Future perspectives and concluding remarks
There are a number of valuable models available to image the interaction between fungi and the vasculature and parenchyma of the brain. Each has its advantages and limitations. Additionally, these tools may be used in conjunction with techniques to explore the cell biology and pathophysiology of the interaction between fungi and endothelium. There are a number of outstanding questions. For example, what is the role of environmental and epigenetic modulation in the lung on subsequent brain invasion? A number of virulence factors and receptor ligand interactions have been identified. What is the stage at which these factors play a role during arrest and transmigration into the brain? There is evidence that yeast cells leave the lung within macrophages. Do the macrophages carry the yeast to the site of arrest, through the BBB or into the brain parenchyma (Chretien et al., 2002; Santangelo et al., 2004; Shea et al., 2006; Kechichian et al., 2007; Charlier et al., 2009; Casadevall, 2010)? Additionally, how does the microbe respond to signals provided during contact with the endothelium and how does the endothelium respond to signals provided during contact with the fungi? Is there a stress response that is important in transmigration? These and other questions await further study.
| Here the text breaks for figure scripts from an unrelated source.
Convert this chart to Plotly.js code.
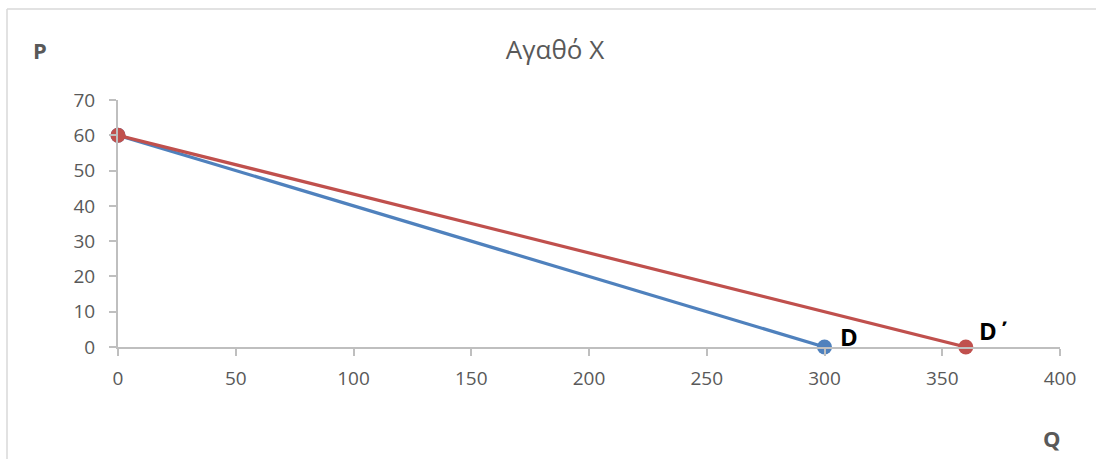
<!DOCTYPE html>
<html>
<head>
<meta charset="utf-8">
<script src="https://cdn.plot.ly/plotly-3.0.1.min.js"></script>
<style>html,body{margin:0;padding:0;background:#fff;}#chart{width:1096px;height:459px;}</style>
</head>
<body>
<div id="chart"></div>
<script>
// Data
const demandQ = [0, 300];
const demandP = [60, 0];
const newDemandQ = [0, 360];
const newDemandP = [60, 0];
const seriesNames = ["D", "D΄"];
const xTicks = [0, 50, 100, 150, 200, 250, 300, 350, 400];
const yTicks = [0, 10, 20, 30, 40, 50, 60, 70];
const chartTitle = "Αγαθό Χ";
const xLabel = "Q";
const yLabel = "P";

const font = "'Open Sans', 'Liberation Sans', sans-serif";
const grey = "#595959";

const W = 1096, H = 459, ML = 118, MR = 36, MT = 100, MB = 112;
const pw = W - ML - MR, ph = H - MT - MB;
const toX = px => (px - ML) / pw;
const toY = py => (H - MB - py) / ph;

const traces = [
  {
    x: demandQ, y: demandP, mode: "lines+markers", name: seriesNames[0],
    line: {color: "#4F81BD", width: 3.2},
    marker: {color: "#4F81BD", size: 15},
    cliponaxis: false
  },
  {
    x: newDemandQ, y: newDemandP, mode: "lines+markers", name: seriesNames[1],
    line: {color: "#C0504D", width: 3.2},
    marker: {color: "#C0504D", size: 15},
    cliponaxis: false
  }
];

const layout = {
  width: W, height: H,
  margin: {l: ML, r: MR, t: MT, b: MB},
  paper_bgcolor: "#fff", plot_bgcolor: "#fff",
  showlegend: false,
  font: {family: font, color: grey},
  title: {text: chartTitle, font: {size: 26, color: grey, family: font},
          x: 555 / W, xref: "container", xanchor: "center", y: 1 - 50 / H, yref: "container", yanchor: "middle"},
  xaxis: {
    range: [0, 400], tickvals: xTicks, ticktext: xTicks.map(String),
    showgrid: false, zeroline: false, showline: true, linecolor: "#BFBFBF", linewidth: 2,
    ticks: "outside", ticklen: 7, tickwidth: 2, tickcolor: "#BFBFBF",
    tickfont: {size: 19, color: grey, family: font}, ticklabelstandoff: 6,
    fixedrange: true
  },
  yaxis: {
    range: [0, 70], tickvals: yTicks, ticktext: yTicks.map(String),
    showgrid: false, zeroline: false, showline: true, linecolor: "#BFBFBF", linewidth: 2,
    ticks: "outside", ticklen: 7, tickwidth: 2, tickcolor: "#BFBFBF",
    tickfont: {size: 19, color: grey, family: font}, ticklabelstandoff: 10,
    fixedrange: true
  },
  annotations: [
    {x: demandQ[1], y: demandP[1], xref: "x", yref: "y", text: "<b>" + seriesNames[0] + "</b>", showarrow: false,
     xanchor: "left", yanchor: "middle", xshift: 13, yshift: 11, font: {size: 24, color: "#000", family: font}},
    {x: newDemandQ[1], y: newDemandP[1], xref: "x", yref: "y", text: "<b>" + seriesNames[1] + "</b>", showarrow: false,
     xanchor: "left", yanchor: "middle", xshift: 11, yshift: 17, font: {size: 24, color: "#000", family: font}},
    {x: toX(40), y: toY(50), xref: "paper", yref: "paper", text: "<b>" + yLabel + "</b>", showarrow: false,
     xanchor: "center", yanchor: "middle", font: {size: 22, color: grey, family: font}},
    {x: toX(1052), y: toY(438), xref: "paper", yref: "paper", text: "<b>" + xLabel + "</b>", showarrow: false,
     xanchor: "center", yanchor: "middle", font: {size: 22, color: grey, family: font}}
  ],
  shapes: [
    {type: "line", xref: "paper", yref: "paper", x0: toX(7), x1: toX(W), y0: toY(9), y1: toY(9), line: {color: "#D9D9D9", width: 1.5}},
    {type: "line", xref: "paper", yref: "paper", x0: toX(7), x1: toX(7), y0: toY(9), y1: toY(H), line: {color: "#D9D9D9", width: 1.5}}
  ]
};

Plotly.newPlot("chart", traces, layout, {displayModeBar: false, staticPlot: true});
</script>
</body>
</html>
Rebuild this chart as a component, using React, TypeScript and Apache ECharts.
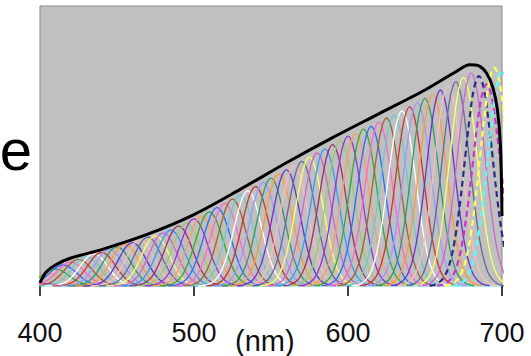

Taken together, IVM enables dynamic studies with high resolution of cellular and subcellular events in real time and its application to examine fugal migration to the CNS has been considered as an important advance in this field. It is believed that IVM will become an increasingly valuable research tool in the field and make greater contributions to our understanding of fungal migration in the CNS, with continuous improvements of fluorescent and bioluminescent probes, microscopes and associated filters, cameras and image acquisition, analysis software, as well as transgenic mice expressing fluorescently labelled proteins.